Natürlich werden vieler Orts noch
die Wunden geleckt. Schließlich muss eine herbe Schlappe verdaut werden, obwohl
fünf Jahre lang mitregiert wurde. Aus Sicht der Wähler wohl eben nur mit und
nicht klar erkennbar. Schwer hatte es die Union auch mit einer immer stärker
werdenden AfD. Der Neuling gräbt sicherlich allen Parteien die Wähler ab, doch
besonders viele Anhänger der Christdemokraten liefen über. Quer durch alle
Bezirke der Stadt, quer durch alle Bildungsschichten.
Ziel der CDU muss nun der
politische und personelle Neuanfang sein. Die Weichen dazu wurden bereits
gestellt. Der glücklose Innensenator und Parteichef Frank Henkel räumt seinen
Stuhl. Nicht nur den im Senat, sondern auch den in der Parteispitze. Monika
Grütters soll seine Nachfolgerin werden.
Die Partei tut gut daran,
schnellstens im 21. Jahrhundert anzukommen. Bundesweit ist es ja bereits
erfolgreich gelungen, doch in der Bundeshauptstadt, einem ehemaligen
Vorzeigeort deutscher Politik, hapert es noch gewaltig. Ein charismatischer
Bürgermeister a la Eberhard Diepgen ist nicht in Sicht. Die letzten Kandidaten
für das Rote Rathaus agierten alle samt ohne Fortune. Auf Bezirksebene ist die
Lage nicht besser. In manchen Teilen der Stadt ist die CDU quasi nicht mehr
existent. Dachte man in Friedrichshain-Kreuzberg, tiefer als das Ergebnis vom
letzten Mal könne man nicht sinken, wurde die Partei eines Besseren belehrt.

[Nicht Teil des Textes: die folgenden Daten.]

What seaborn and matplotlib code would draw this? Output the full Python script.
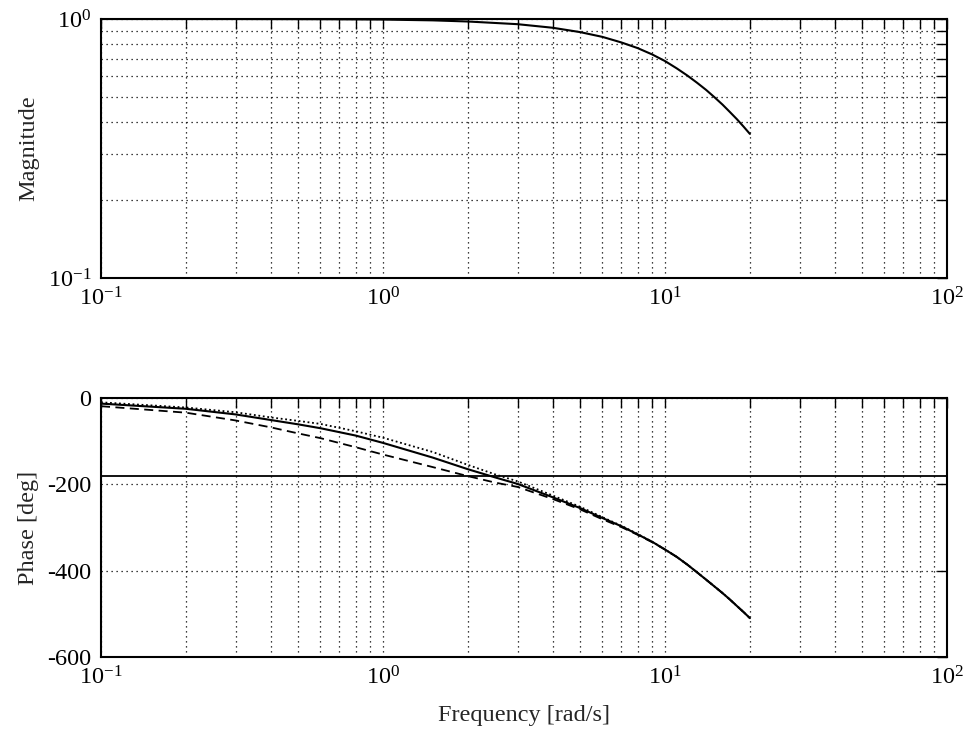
import numpy as np
import pandas as pd
import matplotlib
matplotlib.use("Agg")
import matplotlib.pyplot as plt
import matplotlib.ticker as mticker
import seaborn as sns

# ---------------- data ----------------
freq_mag = [0.1, 0.3, 0.6, 1.0, 1.5, 2.0, 3.0, 4.0, 5.0, 6.0, 7.0, 8.0, 9.0, 10.0,
            11.0, 12.0, 13.0, 14.0, 15.0, 16.0, 17.0, 18.0, 19.0, 20.0]
magnitude = [1.0, 0.9995, 0.998, 0.995, 0.988, 0.978, 0.955, 0.925, 0.89, 0.853, 0.812,
             0.772, 0.73, 0.688, 0.645, 0.605, 0.567, 0.532, 0.498, 0.467, 0.437, 0.41,
             0.384, 0.36]

freq_ph = [0.1, 0.2, 0.3, 0.4, 0.5, 0.6, 0.8, 1.0, 1.5, 2.0, 2.5, 3.0, 4.0, 5.0, 6.0, 7.0,
           8.0, 9.0, 10.0, 11.0, 12.0, 13.0, 14.0, 15.0, 16.0, 17.0, 18.0, 19.0, 20.0]
phase_solid = [-13, -25, -38, -51, -61, -70, -87, -104, -138, -165, -184, -199, -230, -255,
               -278, -297, -316, -333, -351, -368, -386, -404, -421, -437, -452, -467, -482,
               -496, -510]
phase_dotted = [-10, -22, -33, -45, -53, -60, -77, -92, -125, -155, -177, -193, -226, -252,
                -276, -296, -315, -333, -351, -368, -386, -404, -421, -437, -452, -467, -482,
                -496, -510]
phase_dashed = [-19, -34, -52, -68, -82, -93, -114, -131, -160, -181, -196, -206, -234, -258,
                -281, -299, -317, -334, -351, -368, -386, -404, -421, -437, -452, -467, -482,
                -496, -510]
ref_phase = -180

mag_yticks = [0.1, 1.0]
phase_yticks = [0, -200, -400, -600]
phase_yticklabels = ["0", "-200", "-400", "-600"]

# ---------------- style ----------------
sns.set_theme(style="white")
plt.rcParams["font.family"] = ["Liberation Serif", "DejaVu Serif"]
plt.rcParams["mathtext.fontset"] = "custom"
plt.rcParams["mathtext.rm"] = "Liberation Serif"
plt.rcParams["mathtext.it"] = "Liberation Serif:italic"
plt.rcParams["axes.unicode_minus"] = False

FS = 17.5
grid_kw = dict(color="black", linestyle=(0, (1, 3)), linewidth=0.9)

fig = plt.figure(figsize=(9.66, 7.33), dpi=100)
ax1 = fig.add_axes([101 / 966, 1 - 278 / 733, 846 / 966, 259 / 733])
ax2 = fig.add_axes([101 / 966, 1 - 657 / 733, 846 / 966, 259 / 733])

df_mag = pd.DataFrame({"freq": freq_mag, "mag": magnitude})
df_ph = pd.DataFrame({"freq": freq_ph, "solid": phase_solid,
                      "dotted": phase_dotted, "dashed": phase_dashed})

sns.lineplot(data=df_mag, x="freq", y="mag", ax=ax1, color="black", linewidth=1.5)
sns.lineplot(data=df_ph, x="freq", y="dotted", ax=ax2, color="black", linewidth=1.3,
             linestyle=(0, (1, 1.5)))
sns.lineplot(data=df_ph, x="freq", y="dashed", ax=ax2, color="black", linewidth=1.3,
             linestyle=(0, (5, 3)))
sns.lineplot(data=df_ph, x="freq", y="solid", ax=ax2, color="black", linewidth=1.5)
ax2.axhline(ref_phase, color="black", linewidth=1.3)

for ax in (ax1, ax2):
    ax.set_xscale("log")
    ax.set_xlim(0.1, 100)
    ax.xaxis.set_major_locator(mticker.LogLocator(base=10, numticks=10))
    ax.xaxis.set_minor_locator(mticker.LogLocator(base=10, subs=np.arange(2, 10), numticks=20))
    ax.xaxis.set_minor_formatter(mticker.NullFormatter())
    ax.grid(True, which="both", axis="x", **grid_kw)
    ax.tick_params(which="both", direction="in", top=True, right=True,
                   labelsize=FS, colors="black", width=1.0)
    ax.tick_params(which="major", length=7, pad=7)
    ax.tick_params(which="minor", length=7)
    for s in ax.spines.values():
        s.set_color("black")
        s.set_linewidth(1.5)
    ax.set_facecolor("white")

ax1.set_yscale("log")
ax1.set_ylim(0.1, 1.0)
ax1.yaxis.set_major_locator(mticker.FixedLocator(mag_yticks))
ax1.yaxis.set_major_formatter(mticker.LogFormatterSciNotation())
ax1.yaxis.set_minor_locator(mticker.LogLocator(base=10, subs=np.arange(2, 10), numticks=20))
ax1.yaxis.set_minor_formatter(mticker.NullFormatter())
ax1.grid(True, which="both", axis="y", **grid_kw)
ax1.set_xlabel("")
ax1.set_ylabel("Magnitude", fontsize=FS)

ax2.set_ylim(-600, 0)
ax2.set_yticks(phase_yticks)
ax2.set_yticklabels(phase_yticklabels)
ax2.grid(True, which="major", axis="y", **grid_kw)
ax2.set_xlabel("Frequency [rad/s]", fontsize=FS)
ax2.set_ylabel("Phase [deg]", fontsize=FS)

ax1.yaxis.set_label_coords(-0.073, 0.5)
ax2.yaxis.set_label_coords(-0.073, 0.5)
ax2.xaxis.set_label_coords(0.5, -0.185)

fig.savefig("out.png", dpi=100, facecolor="white")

Die Stimmverluste sind zwar nicht mehr so immens, wie in den letzten Jahren,
doch ein Minus ist ein Minus.
Selbst in den ehemaligen
Hochburgen Reinickendorf und Steglitz-Zehlendorf wackelte die Union. Teilweise
verlor sie kräftig an Zustimmung, kann aber stärkste Kraft bleiben. Auch der
Chef im Rathaus kann von der CDU gestellt werden.
Doch es gibt auch die andere
Seite der Medaille: In einigen Ecken kommen die Christdemokraten auf keinen
grünen Zweig. Über Friedrichshain und Kreuzberg habe ich ja bereits
geschrieben, doch es gibt noch andere Bezirke, die durchaus Potential für einen
Bürgermeister der bürgerlichen Mitte haben: Neukölln, Tempelhof-Schöneberg,
Spandau, Charlottenburg-Wilmersdorf, ja selbst Mitte.
„Mund abwischen und nach vorne
gucken!“, das sollte die Devise für die stärke Oppositionskraft im neuen
Abgeordnetenhaus sein. Mit viel Anstrengung und etwas Glück stellt die CDU bald
wieder einen Regierenden Bürgermeister.